In some terms the first parameter of four function $A$ are different from each other( a,b,c,d), in the other terms the four first paramenter are partial overlap(a,a,b,d;...).
how can I get the first kind. (the result is as below:)

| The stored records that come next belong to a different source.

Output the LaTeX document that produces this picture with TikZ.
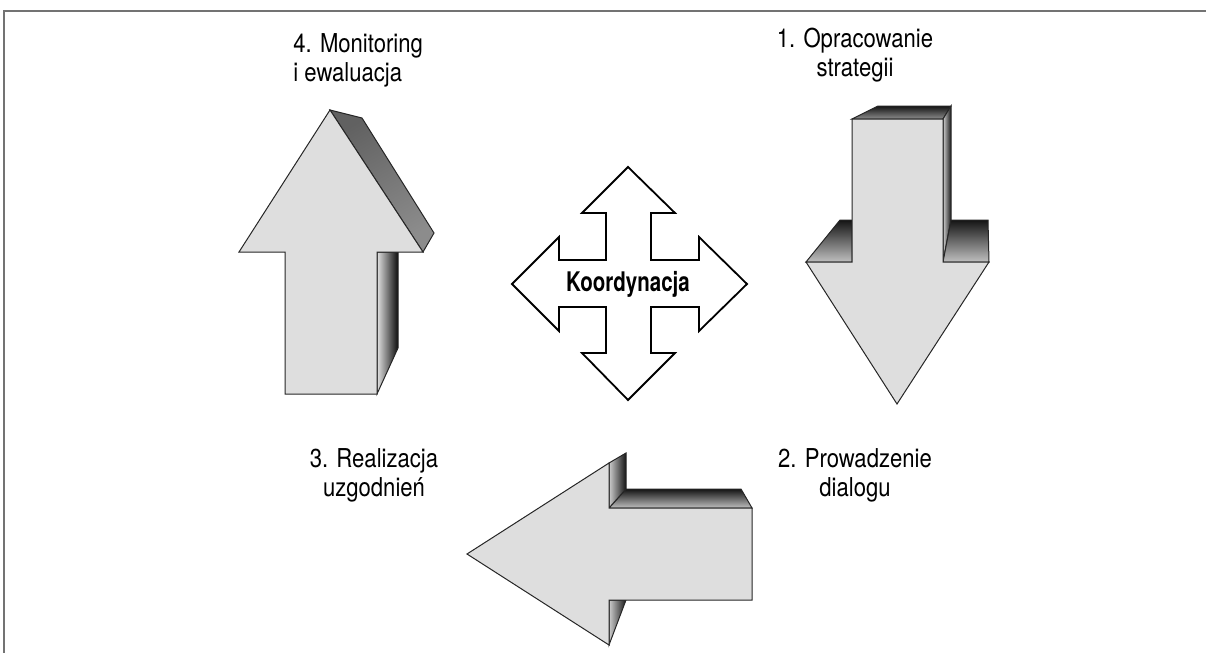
\documentclass[tikz,border=0pt]{standalone}
\usepackage{fontspec}
\setmainfont{TeX Gyre Heros}[FakeStretch=0.85]
\newfontfamily\koordfont{TeX Gyre Heros}[FakeStretch=0.76]
\begin{document}
\begin{tikzpicture}[x=0.5pt, y=-0.5pt]

        % Styles for faces and texts
        \tikzset{front/.style={fill=black!13, draw=black!85, line width=0.5pt, line join=miter},
                 side/.style={draw=black!85, line width=0.5pt, line join=miter},
                 phase/.style={font=\fontsize{13}{14.5}\selectfont, inner sep=0pt, text=black}}

        \useasboundingbox (0,0) rectangle (1206,653);

        % Frame (top and left edge only)
        \draw[black!55, line width=1pt] (1206,11) -- (4,11) -- (4,653);

        % =================================================================
        % 4. UP ARROW - left
        % =================================================================

            % side faces
            \draw[side, left color=black!62, right color=black!45, shading angle=30]
                (330,110) -- (362,118) -- (434,233) -- (423,252) -- cycle;
            \draw[side, left color=black!12, right color=black!95]
                (377,252) -- (398,252) -- (398,348) -- (377,394) -- cycle;
            % front face
            \draw[front] (330,110) -- (423,252) -- (377,252) -- (377,394)
                -- (285,394) -- (285,252) -- (239,252) -- cycle;

        % =================================================================
        % 1. DOWN ARROW - right
        % =================================================================

            % top of the shaft
            \draw[side, top color=black!92, bottom color=black!45]
                (852,119) -- (878,106) -- (951,106) -- (943,119) -- cycle;
            \draw[side, left color=black!20, right color=black!90]
                (943,119) -- (951,106) -- (951,220) -- (943,262) -- cycle;
            % shoulders
            \draw[side, top color=black!92, bottom color=black!25]
                (806,262) -- (840,220) -- (852,220) -- (852,262) -- cycle;
            \draw[side, top color=black!92, bottom color=black!25]
                (943,262) -- (951,220) -- (988,220) -- (989,262) -- cycle;
            % front face
            \draw[front] (852,119) -- (943,119) -- (943,262) -- (989,262)
                -- (897,404) -- (806,262) -- (852,262) -- cycle;

        % =================================================================
        % 3. LEFT ARROW - bottom
        % =================================================================

            \draw[side, top color=black!92, bottom color=black!25]
                (609,508) -- (626,489) -- (741,489) -- (752,508) -- cycle;
            \draw[side, left color=black!20, right color=black!92]
                (609,463) -- (626,453) -- (626,489) -- (609,508) -- cycle;
            \draw[side, left color=black!20, right color=black!90]
                (609,600) -- (626,600) -- (609,645) -- cycle;
            % front face
            \draw[front] (467,554) -- (609,463) -- (609,508) -- (752,508)
                -- (752,600) -- (609,600) -- (609,645) -- cycle;

        % =================================================================
        % CENTRE - four way arrow
        % =================================================================

        \begin{scope}[shift={(628,284)}]
            \draw[fill=white, draw=black, line width=0.9pt, line join=miter]
                (0,-117) -- (47,-71) -- (23,-71) -- (23,-24) -- (71,-24) -- (71,-47)
                -- (119,0) -- (71,47) -- (71,23) -- (23,23) -- (23,69) -- (47,69)
                -- (0,116) -- (-46,69) -- (-22,69) -- (-22,23) -- (-69,23) -- (-69,47)
                -- (-116,0) -- (-69,-47) -- (-69,-24) -- (-22,-24) -- (-22,-71)
                -- (-46,-71) -- cycle;
            \node[font=\koordfont\fontsize{13.5}{14}\bfseries, inner sep=0pt] (koord) at (0,0) {Koordynacja};
        \end{scope}

        % Labels
        \node[phase, anchor=north west, align=left] (monitoring) at (293,33) {4. Monitoring\\i ewaluacja};
        \node[phase, anchor=north, align=center] (strategia) at (855,28) {1. Opracowanie\\strategii};
        \node[phase, anchor=north, align=center] (realizacja) at (374,448) {3. Realizacja\\uzgodnień};
        \node[phase, anchor=north, align=center] (dialog) at (855,448) {2. Prowadzenie\\dialogu};

\end{tikzpicture}
\end{document}
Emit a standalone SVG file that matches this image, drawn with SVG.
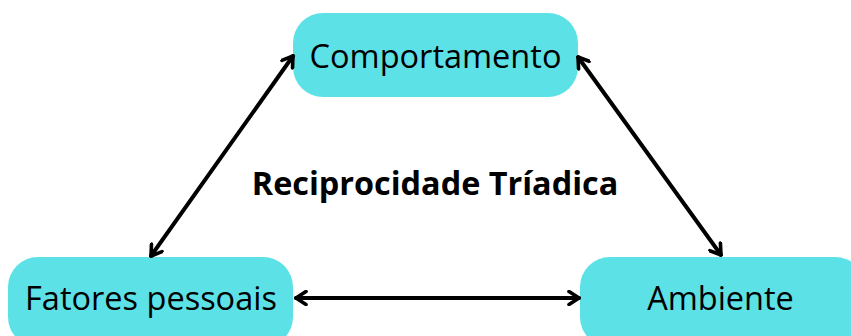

$-\frac{1}{2} A[a,v] A[b,h] A[c,v] A[d,h] \text{Cos}[\theta ]^2+\frac{1}{2} A[a,h] A[b,v] A[c,v] A[d,h] \text{Cos}[\theta ]^2+\frac{1}{2} A[a,v] A[b,h] A[c,h] A[d,v] \text{Cos}[\theta ]^2-\frac{1}{2} A[a,h] A[b,v] A[c,h] A[d,v] \text{Cos}[\theta ]^2-\frac{1}{2} A[a,v] A[b,v] A[c,h] A[d,h] \text{Sin}[\theta ]^2+\frac{1}{2} A[a,v] A[b,h] A[c,v] A[d,h] \text{Sin}[\theta ]^2+\frac{1}{2} A[a,h] A[b,v] A[c,h] A[d,v] \text{Sin}[\theta ]^2-\frac{1}{2} A[a,h] A[b,h] A[c,v] A[d,v] \text{Sin}[\theta ]^2$
this is the input form for our mma:
-(1/2) A[a, v] A[b, h] A[c, v] A[d, h] Cos[\[Theta]]^2 +
1/2 A[a, h] A[b, v] A[c, v] A[d, h] Cos[\[Theta]]^2 +
1/2 A[a, v] A[b, h] A[c, h] A[d, v] Cos[\[Theta]]^2 -
1/2 A[a, h] A[b, v] A[c, h] A[d, v] Cos[\[Theta]]^2 +
1/2 A[a, v]^2 A[b, h] A[d, h] Cos[\[Theta]] Sin[\[Theta]] -
1/2 A[a, h] A[a, v] A[b, v] A[d, h] Cos[\[Theta]] Sin[\[Theta]] +
1/2 A[b, v] A[c, h] A[c, v] A[d, h] Cos[\[Theta]] Sin[\[Theta]] -
1/2 A[b, h] A[c, v]^2 A[d, h] Cos[\[Theta]] Sin[\[Theta]] -
1/2 A[a, h] A[a, v] A[b, h] A[d, v] Cos[\[Theta]] Sin[\[Theta]] +
1/2 A[a, h]^2 A[b, v] A[d, v] Cos[\[Theta]] Sin[\[Theta]] -
1/2 A[b, v] A[c, h]^2 A[d, v] Cos[\[Theta]] Sin[\[Theta]] +
1/2 A[b, h] A[c, h] A[c, v] A[d, v] Cos[\[Theta]] Sin[\[Theta]] -
1/2 A[a, v] A[b, v] A[c, h] A[d, h] Sin[\[Theta]]^2 +
1/2 A[a, v] A[b, h] A[c, v] A[d, h] Sin[\[Theta]]^2 +
1/2 A[a, h] A[b, v] A[c, h] A[d, v] Sin[\[Theta]]^2 -
1/2 A[a, h] A[b, h] A[c, v] A[d, v] Sin[\[Theta]]^2